Conocí a más familiares y a amigos que le ayudaban en el trasiego de muebles y material de una casa a otra y a otros amigos que le trabajaban en la casa, pintando rejas, que son casas enrejadas casi todas, o colgando cortinas, que mi compañera de vuelo tiene cerquita de la de su madre otra casa más pequeña con tan solo un porche que da a la acera y un estrecho patio trasero, donde hay espacio para abrir una sombrilla grande y comer seis u ocho personas a su sombra. Y en esta casa comimos, pero casi sin detenernos a hacerlo porque había sobre todo una prisa casi desesperada por hacer cosas. Y a poco estaba yo también formando parte de esa peonada trabajando a las órdenes de mi amiga Catalina, Catalina
Llegué a casa cansado y con algunas fotos, pocas, que me atreví a hacer con el móvil a escondidas. Para ir a La Víbora me dieron dos consejos a parte de decirme como ir. No saques nunca la cámara y en la guagua lleva la mochila colgada por delante. Me lo dijeron dos personas que no se conocían pero que eran las dos vecinas del barrio. Y ambas, ante mi cara de incredulidad dijeron, no pasa nada, pero es mejor así.
A la ida el 7, que es la guagua que cogí en la esquina de San lázaro con la L, me dejó en la Cupé, la gasolinera, pero yo seguí caminando hasta un edificio azul de dos plantas, que conocen como el de la Compañía Eléctrica, y al llegar a él torcí a la izquierda y caminé como un kilómetro largo callejeando. Y en todo ese trayecto no me atreví ni a sacar el móvil. Demasiadas precauciones, pensé. Aunque me asustó un poco lo enrejadas que estaban todas las viviendas.
La Víbora es un barrio residencial muy grande que está como al fondo de la avenida Diez de octubre, al que se llega en un viaje en el que te llama la atención lo deteriorado que están todos los edificios, en su mayoría casas unifamiliares de las que algunas tienen dimensiones palaciegas. La parte a la que fui, (no tengo nada claro la división administrativa de La Habana. Creo que hay municipios y repartos, el reparto sería en España un barrio, pero lo de barrio resulta aquí demasiado peyorativo.) las calles a las que fui serían un reparto y en ellas no había casas en mal estado y mi primera impresión fue la de que habían intentado un nuevo El Vedado con un presupuesto para viviendas sociales.

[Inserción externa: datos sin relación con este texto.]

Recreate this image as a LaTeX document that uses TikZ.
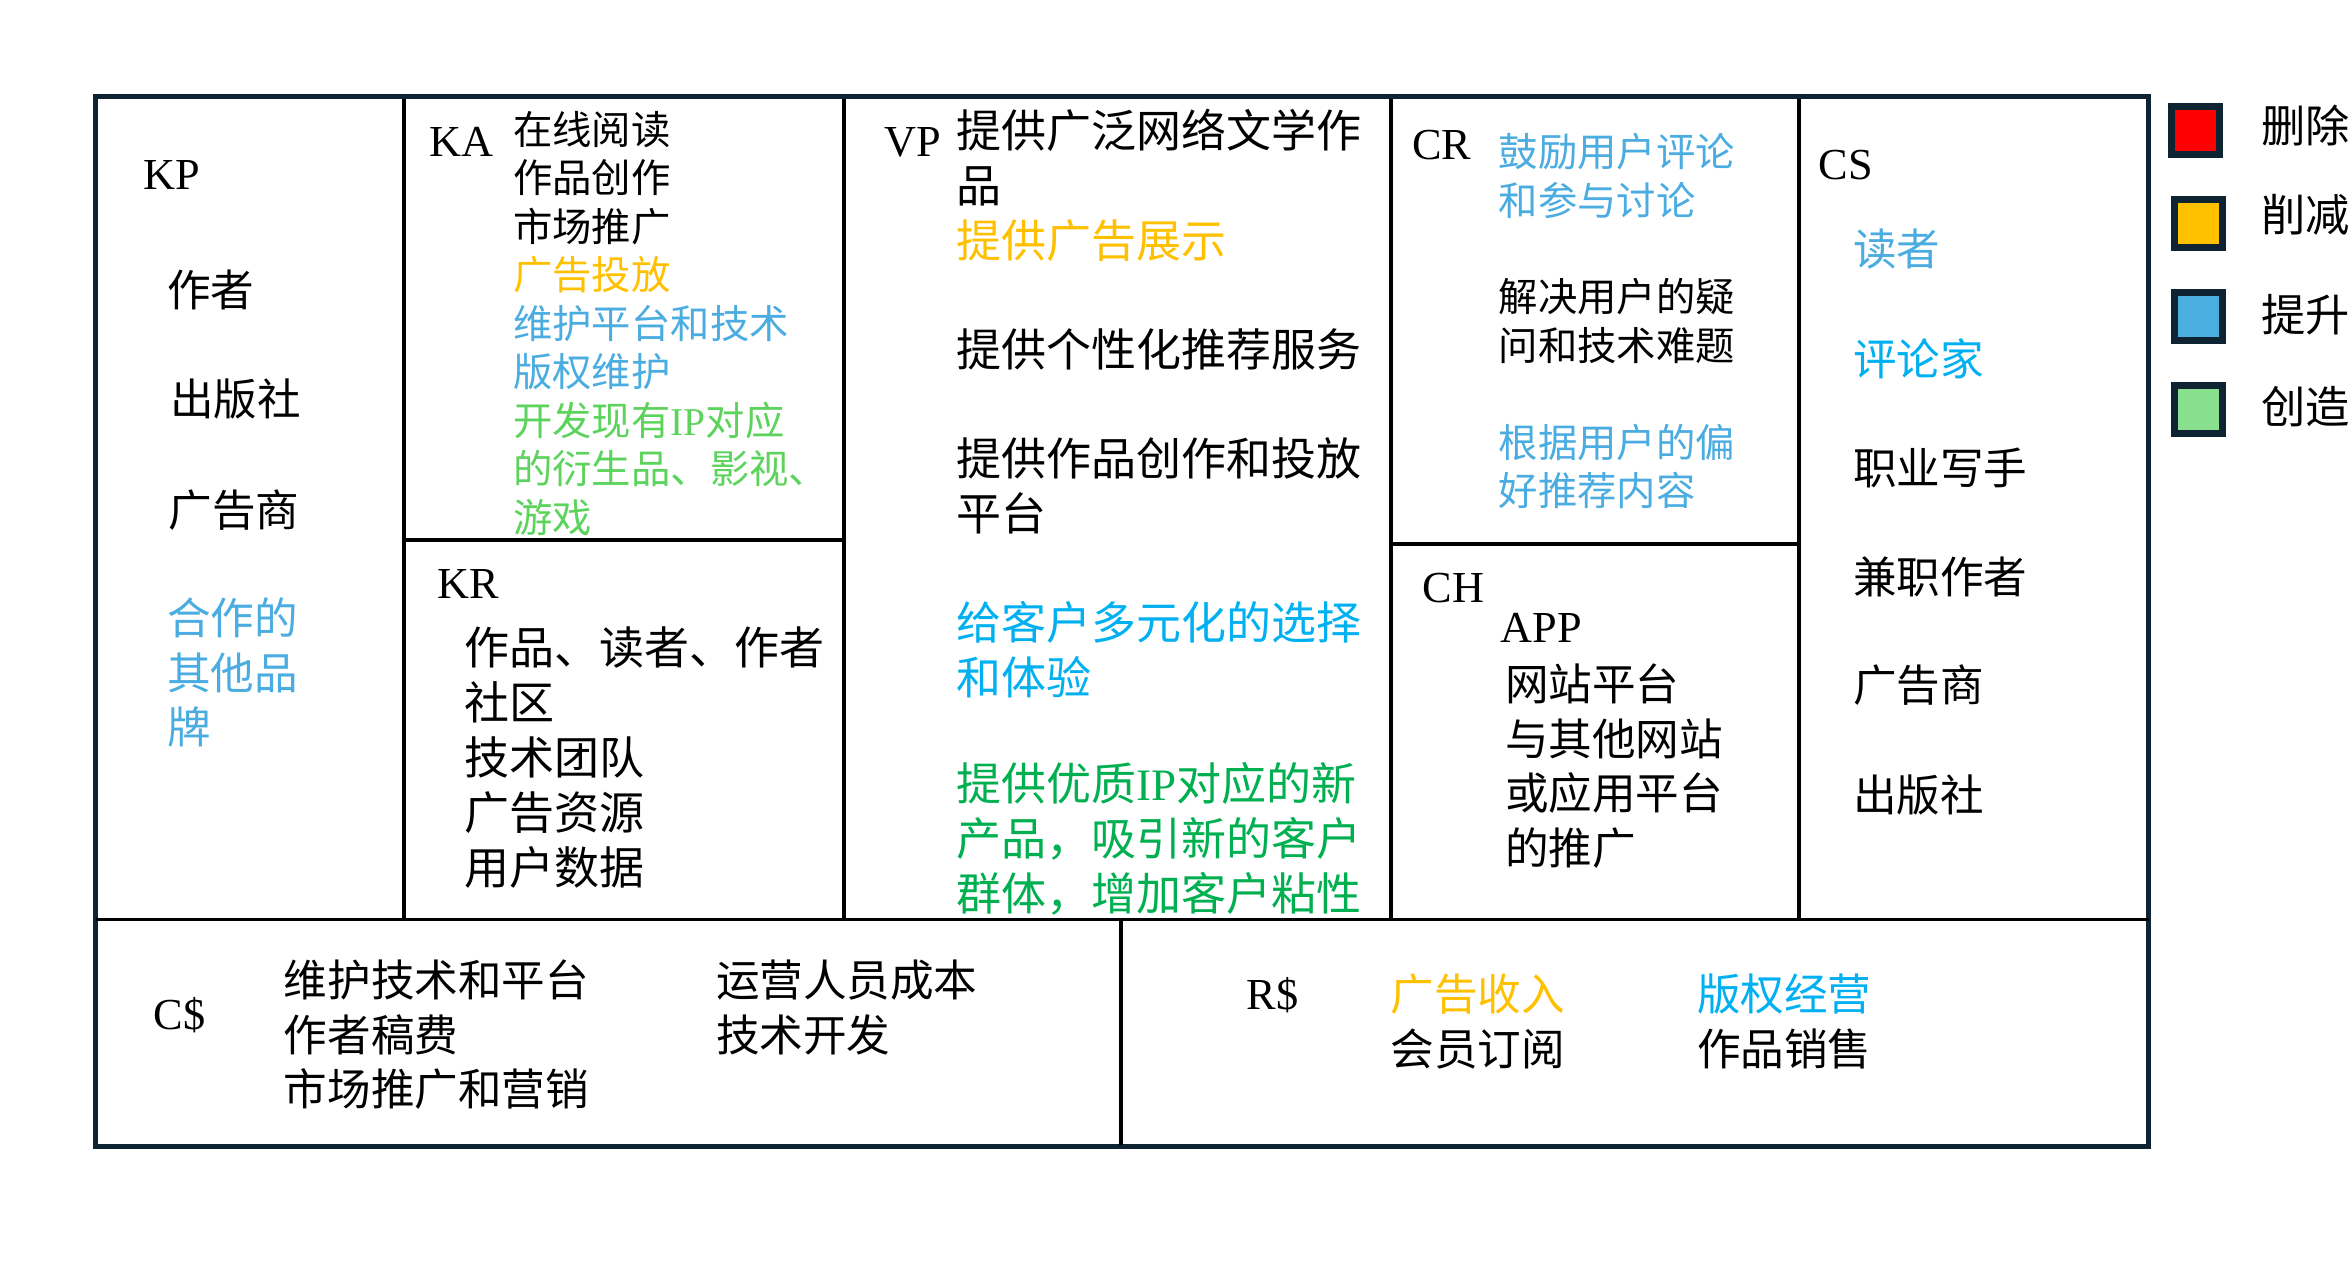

Por dentro las dos o tres casas que visité están realmente bien y con una distribución espaciosa y cómoda.
Volví a casa en almendrón desde la Compañía Eléctrica y cansado por haber ayudado a mover muebles y trastos a mi compañera de avión, a quien hoy descubrí capataz, gobernando y dando órdenes hasta a un vecino que se detuvo a saludar. Me duermo pensando en cómo puedo hacerme con maíz envenenado.